Russian and Dutch applied mathematician

Nelly Vladimirovna Litvak (Нелли Владимировна Литвак, born January 27, 1972) is a Russian and Dutch applied mathematician whose research includes the study of complex networks, stochastic processes, and their applications in medical logistics. Formerly a professor at the University of Twente, she moved to the Eindhoven University of Technology in 2023.

==Education and career==
Nelly Litvak was born in Gorky (now Nizhny Novgorod), Russia to the journalist Nina Zvereva and the researcher Vladimir Antonets. In 1995 Litvak graduated from the N. I. Lobachevsky State University of Nizhny Novgorod, and in 1998 she earned the candidate's degree in physical and mathematical sciences from the latter university with the dissertation Adaptive Control of Conflicting Flows supervised by Mikhail Andreevich Fedotkin. In 1999 she moved to the Netherlands. She completed another doctoral degree in 2002, a Ph.D. from the Eindhoven University of Technology, with the dissertation Collecting $n$ Items Randomly Located on a Circle, completed in EURANDOM, jointly promoted by Ivo Adan, Jaap Wessels, and Henk Zijm.

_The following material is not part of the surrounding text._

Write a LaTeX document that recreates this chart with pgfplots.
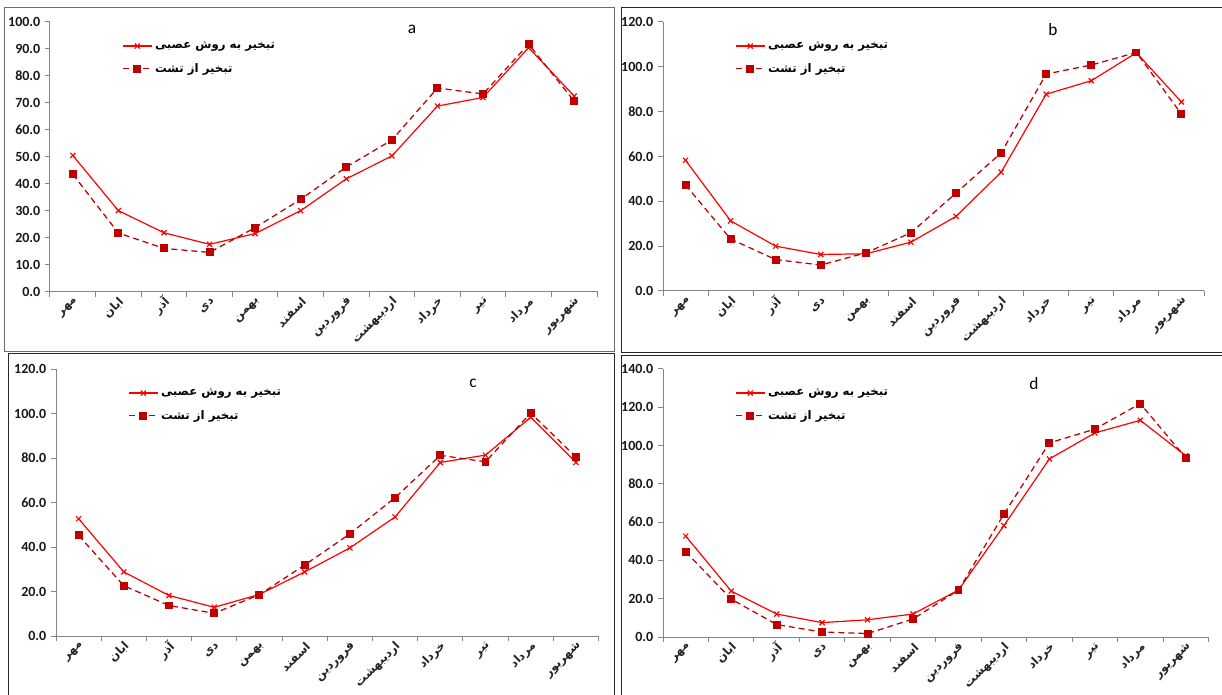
\documentclass[border=0pt]{standalone}
\usepackage{pgfplots}
\pgfplotsset{compat=1.18}
\usepackage{fontspec}
\setmainfont{Carlito}
\newfontfamily\arabicfont[Script=Arabic]{DejaVu Sans}
\TeXXeTstate=1
\newcommand{\fa}[1]{{\arabicfont\bfseries\beginR #1\endR}}
\definecolor{neurred}{HTML}{FF0000}
\definecolor{panred}{HTML}{C00000}
\definecolor{axgray}{HTML}{868686}
\pgfplotsset{
  panel/.style={
    scale only axis,
    anchor=south west,
    axis x line*=bottom, axis y line*=left,
    axis line style={axgray, line width=0.75pt},
    xmin=-0.5, xmax=11.5, ymin=0,
    xtick={-0.5,0.5,...,11.5},
    x tick label as interval,
    xticklabels={{\fa{مهر}},{\fa{ابان}},{\fa{آذر}},{\fa{دی}},{\fa{بهمن}},{\fa{اسفند}},{\fa{فروردین}},{\fa{اردیبهشت}},{\fa{خرداد}},{\fa{تیر}},{\fa{مرداد}},{\fa{شهریور}}},
    xticklabel style={xshift=5pt, rotate=45, anchor=east, font=\fontsize{8.8}{10}\selectfont, text=black!85},
    yticklabel style={font=\fontsize{10.5}{12}\selectfont\bfseries, text=black!90},
    tick align=outside,
    major tick length=3.75pt,
    tick style={axgray, line width=0.75pt},
    /pgf/number format/.cd, fixed, fixed zerofill, precision=1, assume math mode=true,
    /pgfplots/.cd,
    legend style={draw=none, fill=none, at={(0,1)}, anchor=north west, xshift=51pt, yshift=-10.5pt,
      font=\fontsize{8.8}{10}\selectfont, cells={anchor=west}, row sep=5.5pt},
    legend image code/.code={\draw[mark repeat=2,mark phase=2] plot coordinates {(0cm,0cm) (0.38cm,0cm) (0.76cm,0cm)};},
  },
  neuralplot/.style={neurred, line width=0.9pt, mark=x, mark size=2.7pt, mark options={solid}},
  panplot/.style={panred, line width=0.95pt, dash pattern=on 4.5pt off 3pt, mark=square*, mark size=2.5pt, mark options={solid}},
}
\begin{document}
\begin{tikzpicture}[x=0.75pt,y=-0.75pt]
\useasboundingbox (0,0) rectangle (1222,695);
\fill[white] (0,0) rectangle (1222,695);
% panel frames
\draw[gray!85!black, line width=1.1pt] (4.5,7.5) rectangle (614.5,351.5);
\draw[black!85, line width=1.3pt] (621.5,7.5) -- (1230,7.5);
\draw[black!85, line width=1.3pt] (621.5,7.5) -- (621.5,352.5) -- (1230,352.5);
\draw[black!85, line width=1.3pt] (8.5,700) -- (8.5,353.5) -- (614.5,353.5) -- (614.5,700);
\draw[black!85, line width=1.3pt] (621.5,700) -- (621.5,355.5) -- (1230,355.5);

% panel a
\begin{axis}[panel, at={(37.5pt,-218.625pt)}, width=410.25pt, height=202.125pt, ymax=100, ytick={0,10,...,100}]
\addplot[neuralplot] coordinates {(0,50.5) (1,30.0) (2,21.8) (3,17.5) (4,21.5) (5,30.0) (6,41.8) (7,50.3) (8,68.8) (9,72.0) (10,90.5) (11,72.5)};
\addlegendentry{\fa{تبخیر به روش عصبی}}
\addplot[panplot] coordinates {(0,43.5) (1,21.7) (2,16.0) (3,14.5) (4,23.7) (5,34.2) (6,46.2) (7,56.2) (8,75.5) (9,73.3) (10,91.8) (11,70.6)};
\addlegendentry{\fa{تبخیر از تشت}}
\end{axis}

% panel b
\begin{axis}[panel, at={(497.25pt,-218.25pt)}, width=405.75pt, height=201.75pt, ymax=120, ytick={0,20,...,120}]
\addplot[neuralplot] coordinates {(0,58.3) (1,31.3) (2,20.0) (3,16.3) (4,16.6) (5,21.8) (6,33.3) (7,53.0) (8,87.8) (9,93.8) (10,106.3) (11,84.3)};
\addlegendentry{\fa{تبخیر به روش عصبی}}
\addplot[panplot] coordinates {(0,47.3) (1,23.2) (2,14.0) (3,11.6) (4,17.0) (5,26.0) (6,43.7) (7,61.6) (8,96.8) (9,100.8) (10,106.4) (11,78.9)};
\addlegendentry{\fa{تبخیر از تشت}}
\end{axis}

% panel c
\begin{axis}[panel, at={(42pt,-477pt)}, width=406.9pt, height=200.25pt, ymax=120, ytick={0,20,...,120}]
\addplot[neuralplot] coordinates {(0,52.7) (1,28.8) (2,18.2) (3,12.9) (4,18.7) (5,28.8) (6,39.6) (7,53.5) (8,78.0) (9,81.3) (10,98.3) (11,78.0)};
\addlegendentry{\fa{تبخیر به روش عصبی}}
\addplot[panplot] coordinates {(0,45.2) (1,22.6) (2,13.7) (3,10.2) (4,18.6) (5,31.9) (6,45.9) (7,62.2) (8,81.2) (9,78.3) (10,100.2) (11,80.5)};
\addlegendentry{\fa{تبخیر از تشت}}
\end{axis}

% panel d
\begin{axis}[panel, at={(497.25pt,-477.75pt)}, width=409.1pt, height=201pt, ymax=140, ytick={0,20,...,140}]
\addplot[neuralplot] coordinates {(0,52.7) (1,24.0) (2,12.0) (3,7.5) (4,9.0) (5,12.0) (6,24.5) (7,58.2) (8,93.0) (9,106.6) (10,113.2) (11,94.7)};
\addlegendentry{\fa{تبخیر به روش عصبی}}
\addplot[panplot] coordinates {(0,44.5) (1,19.8) (2,6.5) (3,2.6) (4,1.8) (5,9.4) (6,24.5) (7,64.2) (8,101.4) (9,108.6) (10,121.9) (11,93.6)};
\addlegendentry{\fa{تبخیر از تشت}}
\end{axis}

\node[font=\fontsize{13}{15}\selectfont] at (412,29) {a};
\node[font=\fontsize{13}{15}\selectfont] at (1053,30) {b};
\node[font=\fontsize{13}{15}\selectfont] at (473,383) {c};
\node[font=\fontsize{13}{15}\selectfont] at (1034,384) {d};
\end{tikzpicture}
\end{document}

She became a lecturer at the University of Twente in 2002, and was promoted to associate professor in 2011 and full professor in 2018. In 2017, she took on a second part-time affiliation with the Eindhoven University of Technology, and in 2023 she moved from Twente to a full-time position at the Eindhoven University of Technology, as professor of algorithms for complex networks.

==Books==
Litvak is the author of several popular science books, including:
- Наши хорошие подростки (Our good teenagers, in Russian, Alpina, 2010)
- Формула призвания – 7 правил выбора вуза (Vocation formula – 7 rules for choosing university, Alpina, 2012)
- IQ to Love: What makes highly intelligent men attractive to women (self-published, 2014)
- Кому нужна математика? Понятная книга о том, как устроен цифровой мир (Who Needs Mathematics? A Clear Book about how the Digital World Works, with Andrey Raygorodsky, in Russian, Mann-Ivanov-Ferber («Манн, Иванов и Фербер»), 2017)
  - The book was shortlisted for the Russian 2017 Enlightener Prize.
- Математика для безнадежных гуманитариев (Mathematics for hopeless humanities geeks, with Alla Kechedzhan, in Russian, AST, 2019)

==Recognition==
Litvak was awarded the 2002 Stieltjes Prize for her Ph.D. dissertation. She was the 2011 recipient of the Professor De Winter award of the University of Twente, given annually to recognize the research of a female faculty member. She was named the university's teacher of the year in 2022.

==Personal==
While in the Netherlands, Nelly Litvak married to Pranab Mandal. She has two daughters: Natalia (born in 1993 from the first marriage) and Piyali (born in 2005 to Nelly and Pranab). She has younger sister Yekaterina and brother Pyotr.